Here in the dead of winter, I am cheered by my screensaver flashing the glories of the bygone summer garden.

As with the photos of old, we don’t always label the digital ones. This morning, I was attempting to remedy this shortcoming.

“Yes, that was a pretty daylily,” I thought, as I came upon a photo. Was it “Peach Magnolia?” The label simply said “img.36732.jpg,” or something similar and probably longer.

Continuing my quest for some semblance of order in my photographic garden history, I then pulled up an image of a stunningly unusual iris.

The iris was a bit of a surprise to me. I had purchased the rhizomes last spring in a blooming clump, and decided that the generous portion could be divided. The seller did not remember the name of this iris; but it resembled one on my wish list, named “Coffee Whispers.” It was two-toned, cream and orange-brown. I carefully labeled both plantings as “Toffee Whispers.”

Imagine my delight and astonishment when the second division bloomed completely different from the first planting.  And, oh — what a difference!

The upright petals were yellow. The “falls,” or lower petals, were purple fading to yellow with a luscious chocolate-colored edge, slightly curled. The icing on the cake were the softly hued orange beards. Wow!

I simply labeled the picture as “The unknown Iris.”

Paul saw a similar situation in Athens as he walked about the city (Acts 17:22-31).

We are very blessed to have Paul’s words recorded for us, just as I have my flower photos recorded in my computer.
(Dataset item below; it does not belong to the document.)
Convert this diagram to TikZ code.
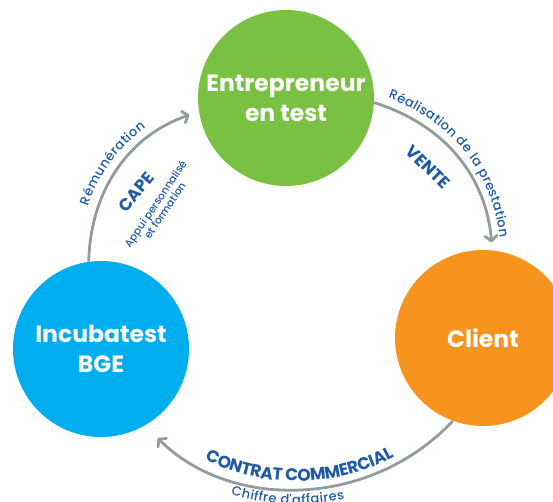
\documentclass[tikz,border=0pt]{standalone}
\usepackage{fontspec}
\setmainfont{Poppins}
\newfontfamily\medfont{Poppins Medium}
\usetikzlibrary{arrows.meta}
\usetikzlibrary{decorations.text}
\definecolor{entgreen}{HTML}{7AC143}
\definecolor{incblue}{HTML}{00AEEF}
\definecolor{cliorange}{HTML}{F7941D}
\definecolor{arcgray}{HTML}{939B9B}
\definecolor{txtblue}{HTML}{1F5AA6}
\newcommand\lblfont{\color{txtblue}\medfont\fontsize{13}{15}\selectfont}
\newcommand\keyfont{\color{txtblue}\bfseries\fontsize{17}{20}\selectfont}

\begin{document}
\begin{tikzpicture}[x=1pt,y=1pt,
    bubble/.style={circle,minimum size=176pt,inner sep=0pt,text=white,align=center,font=\bfseries\fontsize{23.5}{30}\selectfont},
    conn/.style={draw=arcgray,line width=2.8pt,-{Straight Barb[round,length=5pt,width=12pt]}},
    keylbl/.style={text=txtblue,font=\bfseries\fontsize{17}{20}\selectfont,inner sep=0pt},
    sublbl/.style={text=txtblue,font=\medfont\fontsize{10.5}{11.5}\selectfont,align=center,inner sep=0pt}]

    \clip (0,0) rectangle (553,501);

    \node[bubble,fill=entgreen]   (ent) at (286,403) {Entrepreneur\\en test};
    \node[bubble,fill=incblue]    (inc) at (101,152) {Incubatest\\BGE};
    \node[bubble,fill=cliorange]  (cli) at (483,163) {Client};

    \draw[conn,shorten >=10pt] (inc.98) to[bend left=35] (ent.189);
    \draw[conn,shorten >=8pt]  (ent.-3) to[bend left=34] (cli.84);
    \draw[conn,shorten >=18pt] (cli.250) to[bend left=46] (inc.-60);

    \path[decorate,decoration={text along path,text align=center,raise=10pt,
        text={|\lblfont|Rémunération}}] (inc.98) to[bend left=35] (ent.189);
    \path[decorate,decoration={text along path,text align=center,raise=9pt,
        text={|\lblfont|Réalisation de la prestation}}] (ent.-3) to[bend left=34] (cli.84);
    \path[decorate,decoration={text along path,text align=center,raise=7pt,
        text={|\keyfont|CONTRAT COMMERCIAL}}] (inc.-60) to[bend right=46] (cli.250);
    \path[decorate,decoration={text along path,text align={align=center,right indent=24pt},raise=-16pt,
        text={|\lblfont|Chiffre d'affaires}}] (inc.-60) to[bend right=46] (cli.250);

    \node[keylbl,rotate=50]  (cape)  at (136,309) {CAPE};
    \node[sublbl,rotate=56]  (appui) at (160,294) {Appui personnalisé\\et formation};
    \node[keylbl,rotate=-45] (vente) at (428,334) {VENTE};
  \end{tikzpicture}
\end{document}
We have even more — the four gospels, the writings of the epistles, and the revelation of John. The “unknown god” should not be unknown to any of us in this “information age.”

Most of us have multiple Bibles in our homes, plus digital copies. My husband and I are just finishing up a daily chronological Bible on our Kindle this week, a gift from a friend. It was an informative and interesting way to read the scriptures!

But how well do we really “know” God? Reading our Bibles is not enough. Let me challenge you to do even more than read your Bible in a year’s time.

Get into the “meat” of the word. Dig into your reading, and really plumb the depths of this amazing gift that God gave us — his letter to mankind.

“Now we have received, not the spirit of the world, but the Spirit who is from God, so that we may know the things freely given to us by God, which things we also speak, not in words taught by human wisdom, but in those taught by the Spirit, combining spiritual thoughts with spiritual words” (1 Corinthians 2:12, 13, NASB).

“Combining spiritual thoughts with spiritual words” suggests that the words that the writers used, though they reflected the writer’s personalities, were carefully selected by the Spirit. Please consider using a Bible version that is close to the original languages.

Word studies can be fascinating and teach us more about these “spiritual thoughts.”

Printing out copies of a chapter or two and underlining recurring words and themes can help us learn the scriptures as a whole, rather than only isolated key verses.

For our new year, I hope to know God much better than ever before. May he never be to us an “unknown God.”